Eventually, I realized that she meant don’t judge yourself or others based on what they said or did.
“Don’t think that way,” she said. That is, don’t think that what people did or said was meant as a personal affront to me. It was what it was, an action or comment that was probably based on a misunderstanding, faulty reasoning, or ignorance.
Don’t think in a negative, self-deprecating, or hypercritical manner. Condemn the action and not the actor.
If you made a mistake, if you did a stupid thing, then see it for what it is. You did something stupid. Figure out why, and how you can avoid doing it again in the future.
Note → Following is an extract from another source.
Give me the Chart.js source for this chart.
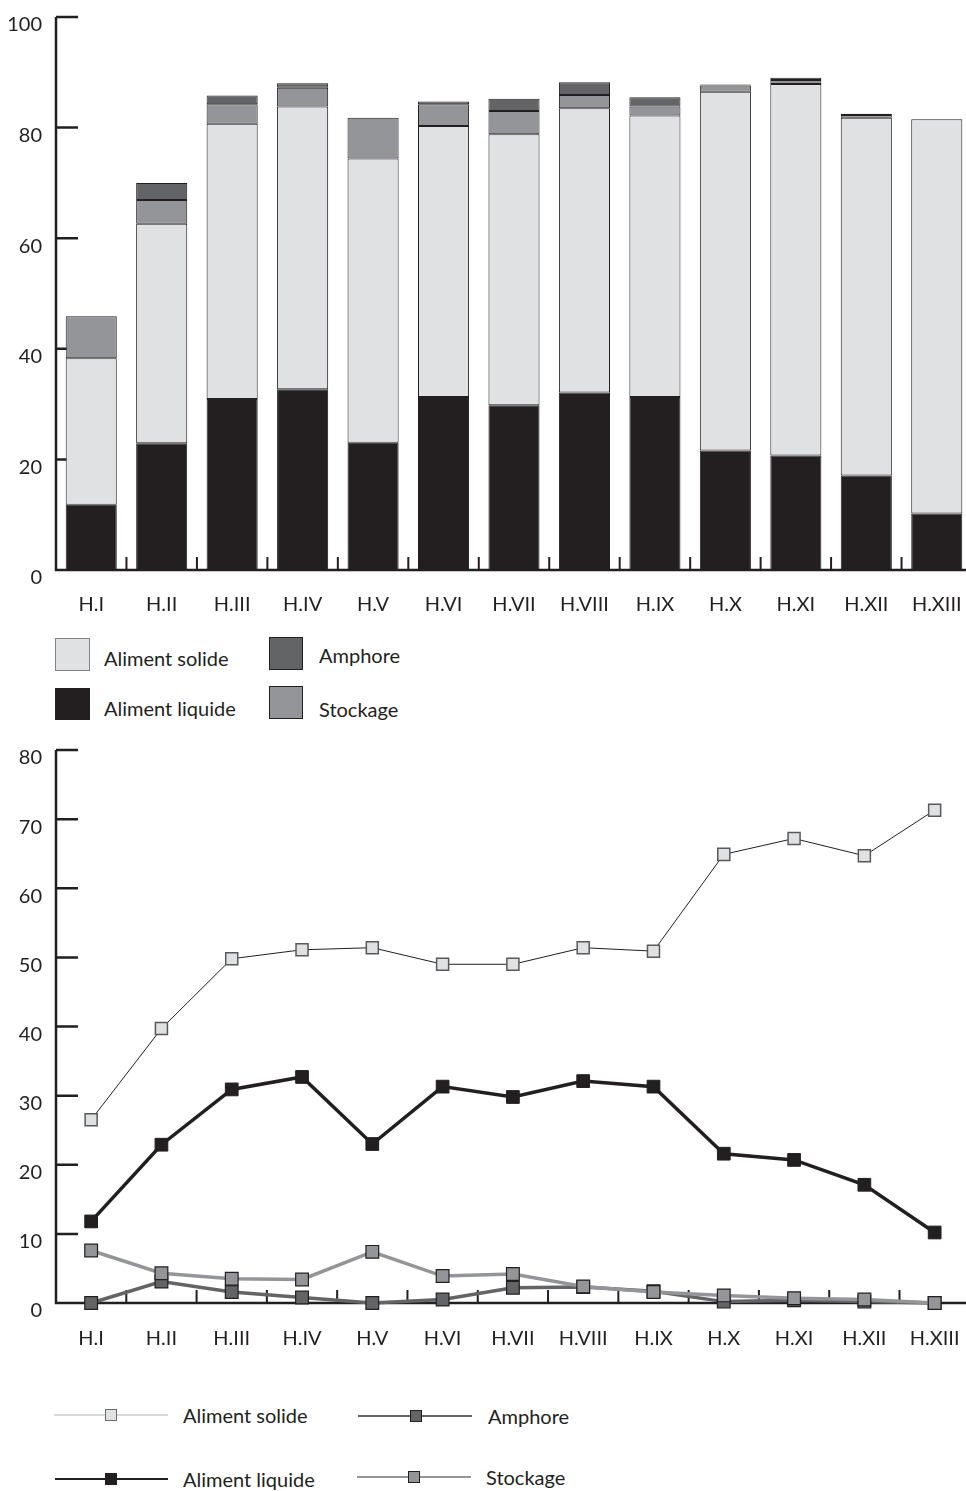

In the introspective writing process as in life, we learn to understand our attitudes and make them serve us.
When we Frame
Roberta Ness has done some amazing research, analysis, and exposition on the nature of creativity and innovation. One of the concepts she uses is the idea of a “frame”, which is a set of expectations, beliefs, and understandings that we all entertain about a variety of things, people, circumstances, and outcomes. The idea of “frame” reminds me of a “paradigm”. I encountered this word for the first time in a transformational program decades ago.
The value of acknowledging or understanding this concept of a “frame” or a “paradigm” or a “box” is that it enables us to see how our thinking, perception, and creativity is stifled, reined in or circumscribed by the nature of the frames we have created for ourselves.
What frames? – we may ask. I think it’s common that people repeat over and over to themselves the same ideas. If we are quiet for a long period, longer than usual, a practice that may be rare to the majority of people, we will notice that our minds are in a rut, repeating the same self-talk over and over, thus reinforcing the same ideas and frames that have become our worldview or our accepted reality.
If we take the time to regularly write down our thoughts, this practice can enable us, as I have said many times before, to see patterns in our thinking that we can then change, alter, modify, and transform, thus initiating, and embedding new ways of thinking and acting that can improve our self-perception, and appreciation for the world and everything in it.